Printing dialogue with (too much) sun
Keen to find out what could have caused this failure, we gave it another try on the following day. This time, the prints turned out perfectly! The secret? Reducing the exposure time to less than 30% of the length indicated in the instructions. The Spanish sun was simply too powerful for Dutch standards.

Exposed just right
In places where (natural) clouds are rare and the sun intensity is exceptionally high, mega computing infrastructures are faced with conflicting conditions. While an abundance of sunshine brings with it a significant potential for renewable energy generation through solar or wind power, it also causes tremendous heat and drought, which can make a territory unliveable over time; especially if the already scarce water resources are further exploited to provide vital cooling for overheated computer chips.
Do you ever think of the sun when you are working in the Cloud?

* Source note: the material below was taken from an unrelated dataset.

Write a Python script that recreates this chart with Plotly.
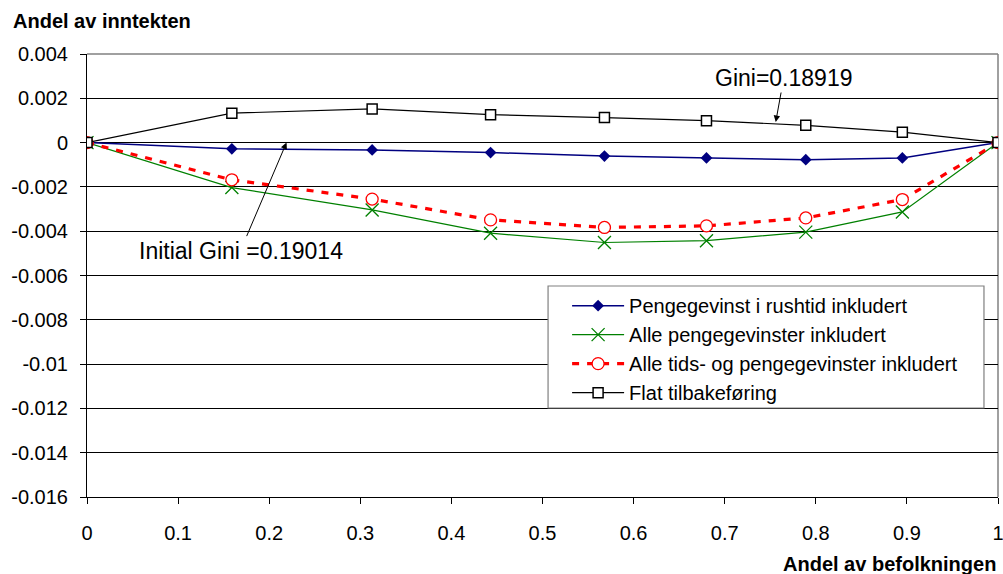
import plotly.graph_objects as go

# Cumulative population share (x) and income-share change (y) per series
befolkning = [0, 0.159, 0.313, 0.443, 0.568, 0.680, 0.789, 0.895, 1.0]
rushtid = [0, -0.00028, -0.00033, -0.00045, -0.00061, -0.00069, -0.00077, -0.00069, 0]
alle_penge = [0, -0.00203, -0.00304, -0.00409, -0.00451, -0.00443, -0.00404, -0.00313, 0]
alle_tid_penge = [0, -0.00168, -0.00255, -0.00349, -0.00383, -0.00376, -0.00340, -0.00257, 0]
flat = [0, 0.00133, 0.00152, 0.00126, 0.00113, 0.00099, 0.00078, 0.00047, 0]

serie_navn = [
    "Pengegevinst i rushtid inkludert",
    "Alle pengegevinster inkludert",
    "Alle tids- og pengegevinster inkludert",
    "Flat tilbakeføring",
]

x_ticks = [0, 0.1, 0.2, 0.3, 0.4, 0.5, 0.6, 0.7, 0.8, 0.9, 1.0]
x_ticktext = ["0", "0.1", "0.2", "0.3", "0.4", "0.5", "0.6", "0.7", "0.8", "0.9", "1"]
y_ticks = [0.004, 0.002, 0, -0.002, -0.004, -0.006, -0.008, -0.01, -0.012, -0.014, -0.016]
y_ticktext = ["0.004", "0.002", "0", "-0.002", "-0.004", "-0.006", "-0.008",
              "-0.01", "-0.012", "-0.014", "-0.016"]

gini_flat_tekst = "Gini=0.18919"
gini_init_tekst = "Initial Gini =0.19014"

FONT = "Liberation Sans, Arial, sans-serif"

fig = go.Figure()

fig.add_trace(go.Scatter(
    x=befolkning, y=rushtid, name=serie_navn[0], mode="lines+markers",
    line=dict(color="#000080", width=1.5),
    marker=dict(symbol="diamond", size=9, color="#000080"),
))
fig.add_trace(go.Scatter(
    x=befolkning, y=alle_penge, name=serie_navn[1], mode="lines+markers",
    line=dict(color="#008000", width=1.2),
    marker=dict(symbol="x-thin-open", size=13, color="#008000",
                line=dict(color="#008000", width=1.3)),
))
fig.add_trace(go.Scatter(
    x=befolkning, y=alle_tid_penge, name=serie_navn[2], mode="lines+markers",
    line=dict(color="#ff0000", width=3.2, dash="7px,8px"),
    marker=dict(symbol="circle", size=12, color="white",
                line=dict(color="#ff0000", width=1.3)),
))
fig.add_trace(go.Scatter(
    x=befolkning, y=flat, name=serie_navn[3], mode="lines+markers",
    line=dict(color="#000000", width=1.2),
    marker=dict(symbol="square", size=10, color="white",
                line=dict(color="#000000", width=1.5)),
))

# Gray frame on top and right of the plot area
fig.add_shape(type="line", xref="paper", yref="paper", x0=0, x1=1, y0=1, y1=1,
              line=dict(color="#808080", width=1.5), layer="between")
fig.add_shape(type="line", xref="paper", yref="paper", x0=1, x1=1, y0=0, y1=1,
              line=dict(color="#808080", width=1.5), layer="between")

# Legend frame (white box with gray border behind the legend entries)
fig.add_shape(type="rect", xref="paper", yref="paper",
              x0=0.5061, x1=0.9846, y0=0.2009, y1=0.4763,
              fillcolor="white", line=dict(color="#808080", width=1.2), layer="above")

fig.add_annotation(
    x=0.756, y=0.00093, xref="x", yref="y", text=gini_flat_tekst,
    showarrow=True, ax=8, ay=-44, arrowhead=2, arrowsize=1.3, arrowwidth=1,
    arrowcolor="black", font=dict(family=FONT, size=23, color="black"),
)
fig.add_annotation(
    x=0.219, y=0, xref="x", yref="y", text=gini_init_tekst,
    showarrow=True, ax=-46, ay=108, arrowhead=2, arrowsize=1.3, arrowwidth=1,
    arrowcolor="black", font=dict(family=FONT, size=23, color="black"),
)

# Axis titles
fig.add_annotation(
    x=-0.0834, y=1.0745, xref="paper", yref="paper", text="<b>Andel av inntekten</b>",
    showarrow=False, xanchor="left", yanchor="middle",
    font=dict(family=FONT, size=20, color="black"),
)
fig.add_annotation(
    x=1.0, y=-0.151, xref="paper", yref="paper", text="<b>Andel av befolkningen</b>",
    showarrow=False, xanchor="right", yanchor="middle",
    font=dict(family=FONT, size=20, color="black"),
)

fig.update_layout(
    width=1003, height=574,
    margin=dict(l=87, r=5, t=54, b=77, autoexpand=False),
    paper_bgcolor="white", plot_bgcolor="white",
    font=dict(family=FONT, size=20, color="black"),
    showlegend=True,
    legend=dict(
        x=0.527, y=0.476, xanchor="left", yanchor="top",
        bgcolor="rgba(0,0,0,0)", borderwidth=0,
        font=dict(family=FONT, size=20, color="black"),
        itemwidth=52,
    ),
    xaxis=dict(
        range=[0, 1], tickvals=x_ticks, ticktext=x_ticktext,
        showgrid=False, zeroline=False, showline=True, linecolor="black", linewidth=1,
        ticks="outside", ticklen=6, tickcolor="black", ticklabelstandoff=12,
        ticklabeloverflow="allow", automargin=False,
    ),
    yaxis=dict(
        range=[-0.016, 0.004], tickvals=y_ticks, ticktext=y_ticktext,
        showgrid=True, gridcolor="black", gridwidth=1, zeroline=False,
        showline=True, linecolor="black", linewidth=1,
        ticks="outside", ticklen=6, tickcolor="black", ticklabelstandoff=8,
        automargin=False,
    ),
)

fig.write_html("out.html")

Photosynthesis has its limits
FIRE
‘The fire has reached the stream. The green corridor is now black’
Less than an hour after we concluded our final visit to the location of the planned Meta hyperscale data centre in Gamonal/Talavera de la Reina, a large bush fire ripped through the landscape.

Burnt land as seen from (high) above
One day earlier, a local resident had guided us through the landscape to share his own fears and hopes for this territory. While growing increasingly skeptical of the project, he still expressed a profound desire for structural change in his local area. ‘There is nothing here. We need something to improve this region. Rural areas are dying’.
As he took us across the terrain, he pointed out how Meta had promised to maintain a ‘green corridor’ between the planned megainfrastructure and the neighbouring industrial estate to soften the destructive impact of the project. Now, he was alerting us via Whatsapp about the arrival of a large fire.

The (formerly) green corridor
Bush fires are not unusual on this dry land. The last large fire erupted almost exactly one year ago and burned through most of the Southern half of the terrain.